Opposition croissante au Canada

Alors que toutes les mines d'amiante sont actuellement fermées, le Canada fait face à un mouvement d'opposition croissant au pays et ailleurs à propos de son appui à l'industrie de l'amiante.

L'Institut du chrysotile a refusé de commenter le jugement italien. «Ça n'a rien à voir avec nous», a affirmé une employée de l'Institut, après avoir indiqué que son président, Clément Godbout, ne donnait pas d'entrevue à ce sujet.

La première mission de l'organisme établi à Montréal est de «favoriser l'adoption et la mise en vigueur de règlements, de normes, de méthodes de travail et de techniques appropriés à l'utilisation sécuritaire de l'amiante chrysotile». Il reçoit du financement de Québec et d'Ottawa et il a une influence sur la réglementation de l'amiante partout dans le monde.

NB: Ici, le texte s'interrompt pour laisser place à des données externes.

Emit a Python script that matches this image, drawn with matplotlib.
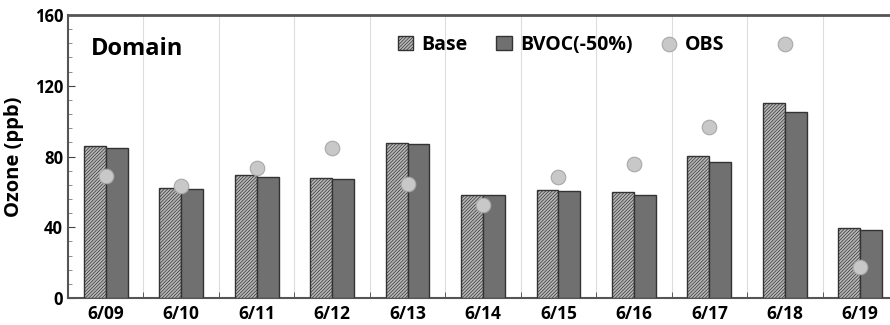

Il s'oppose en particulier au durcissement de l'Organisation mondiale de la santé à l'égard de la substance.

La propagation d'informations sur l'utilisation sécuritaire de l'amiante, qui provient surtout du Québec, a été soulignée au cours du procès Eternit comme un facteur qui a retardé les interventions pour protéger la santé des travailleurs.

De son côté, le ministre du Développement durable, de l'Environnement et des Parcs, Pierre Arcand, a estimé hier que le verdict aurait peu d'impact sur les perspectives de l'industrie au Québec. «Notre position est que l'amiante au Québec est employé de façon sécuritaire et qu'il y a des acheteurs à l'étranger pour cet amiante, a-t-il dit. On peut s'attendre à ce que, dans ces pays, il soit aussi employé de façon sécuritaire.»

Le gouvernement Charest a promis une garantie de prêt de 58 millions de dollars pour la relance de la mine d'amiante Jeffrey.